In 2016, Noah wrote a memoir, “Born a Crime: Stories from a South African Childhood,” in which he details his early life, born under apartheid as the son of a white Swiss father and black Xhosa mother at a time when their union was a punishable offense.

Smith and Noah were met with enthusiastic cheers from students, faculty and staff members in attendance before engaging in a wide-ranging, and often humorous conversation that reflected their camaraderie and shared interests.

The two first met after the publication of Noah’s memoir, when Noah visited Redmond, Washington, to deliver a talk to Microsoft employees. He and Smith quickly discovered their mutual interest in technology and its role in society.

“Brad took me into the labs where they develop Microsoft hardware, and it’s like Charlie and the Chocolate Factory,” Noah said. “It’s everything that’s happening today, everything that’s happening tomorrow and everything that people at Microsoft hope can happen in like a decade.
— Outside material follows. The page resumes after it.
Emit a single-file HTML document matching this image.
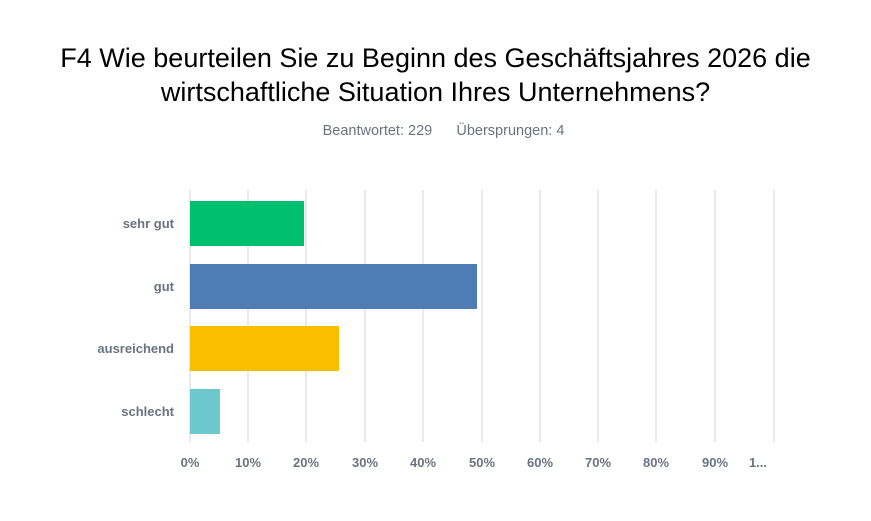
<!DOCTYPE html>
<html><head><meta charset="utf-8"><style>
body{margin:0;width:871px;height:521px;background:#fff;font-family:"Liberation Sans",sans-serif;overflow:hidden;position:relative}
.t{position:absolute;left:0;width:871px;text-align:center;font-size:27px;color:#000;line-height:34px}
.s{position:absolute;top:123px;left:8px;width:871px;text-align:center;font-size:14.5px;color:#6a7380}
.g{position:absolute;top:190px;height:252px;width:2px;background:#e8e9ea}
.b{position:absolute;left:190px;height:45px}
.l{position:absolute;right:697px;font-size:13px;font-weight:bold;color:#6a7380;text-align:right;white-space:nowrap}
.x{position:absolute;top:455px;font-size:13px;font-weight:bold;color:#6a7380;width:60px;text-align:center}
</style></head><body>
<div class="t" style="top:41px">F4 Wie beurteilen Sie zu Beginn des Geschäftsjahres 2026 die</div>
<div class="t" style="top:75px">wirtschaftliche Situation Ihres Unternehmens?</div>
<div class="s">Beantwortet: 229&nbsp;&nbsp;&nbsp;&nbsp;&nbsp;&nbsp;Übersprungen: 4</div>
<div class="g" style="left:189px"></div><div class="g" style="left:247px"></div><div class="g" style="left:305px"></div><div class="g" style="left:364px"></div><div class="g" style="left:422px"></div><div class="g" style="left:481px"></div><div class="g" style="left:539px"></div><div class="g" style="left:597px"></div><div class="g" style="left:655px"></div><div class="g" style="left:714px"></div><div class="g" style="left:773px"></div>
<div class="b" style="top:201px;width:114px;background:#00bf6f"></div>
<div class="b" style="top:264px;width:287px;background:#507cb6"></div>
<div class="b" style="top:326px;width:149px;background:#f9be00"></div>
<div class="b" style="top:389px;width:30px;background:#6bc8cd"></div>
<div class="l" style="top:216px">sehr gut</div>
<div class="l" style="top:279px">gut</div>
<div class="l" style="top:341px">ausreichend</div>
<div class="l" style="top:404px">schlecht</div>
<div class="x" style="left:160px">0%</div><div class="x" style="left:218px">10%</div><div class="x" style="left:276px">20%</div><div class="x" style="left:335px">30%</div><div class="x" style="left:393px">40%</div><div class="x" style="left:452px">50%</div><div class="x" style="left:510px">60%</div><div class="x" style="left:568px">70%</div><div class="x" style="left:626px">80%</div><div class="x" style="left:685px">90%</div><div class="x" style="left:728px">1...</div>
</body></html>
So you’re seeing the future of ideas. Ideas upon ideas.”

Since “Tools and Weapons” was released in early September, Smith has appeared on “The Daily Show,” and he also appeared with Noah for a discussion at The New School as part of his official book tour.

A common area of concern for Smith and Noah is addressing the digital divide, where they both have centered their philanthropic efforts. Noah accompanied Smith in 2018 to the Young Women’s Leadership School of Brooklyn in New York City, where students are learning computer science through Microsoft’s Technology Education and Literacy in the Schools (TEALS) program.

“When you think about the impact of technology in the world today, I think there’s a couple of digital divides and one of them is around skills,” Smith said. “Because there are so many jobs for the future that do require that people know how to code or know something about data.”

Smith also discussed the lack of broadband in rural communities — to which he devotes a chapter in his book — which he says is inhibiting economic growth and contributing to a variety of ills in those areas, including high unemployment rates. “If you think about it, you start to appreciate that broadband is sort of the electricity of the 21st century,” he said.

Noah talked about growing up in apartheid and post-apartheid South Africa, his mother’s interest in computers, and her encouragement of him at an early age to develop an aptitude for technology. He said he built his own computers and explained that his early exposure to the internet, chat groups and social media “defined not just how I think, but how I exist in the world.” When Noah was ready to launch his Trevor Noah Foundation in Johannesburg, to offer orphan and underprivileged children the same opportunities his mother created for him, he went to Smith for advice.

“I wanted to give that access to other children,” he said. “I think we live in a world now that if you don’t know how to use a computer, you’re basically being doomed to a life of poverty.”

The conversation was punctuated with lighter moments and a few Princeton references. Smith said he arrived at the University a few years before computers came into use and recounted how he typed out handwritten senior thesis pages for his then-girlfriend and now wife of 36 years, Kathryn Surace-Smith, Class of 1981.

As for the future of technology, both men said education can and should play an important role in shaping its development. Noah asked Smith, who concentrated in the Woodrow Wilson School of Public and International Affairs and was trained as a lawyer, what it was like to be the only person in the room at times at Microsoft without a background in computer science or engineering.

“If you want to think about how technology meets society, it is great to have a background in computer science or engineering or data science, but it’s actually now, it’s about how all these disciplines come together,” Smith said.

In the case of artificial intelligence, for instance, Smith said programmers are giving machines the ability to make decisions that always have been made by people. “You have to decide how do you want these machines to make decisions,” he said. “You want them to be imbued with the best of the humanities, the social sciences, and I think that’s where the future of computing is going. It’s going in a direction that’s much more multidisciplinary.”

In 2018, Smith gave a talk at Princeton in the G.S. Beckwith Gilbert ’63 Lectures series about the benefits and perils of artificial intelligence.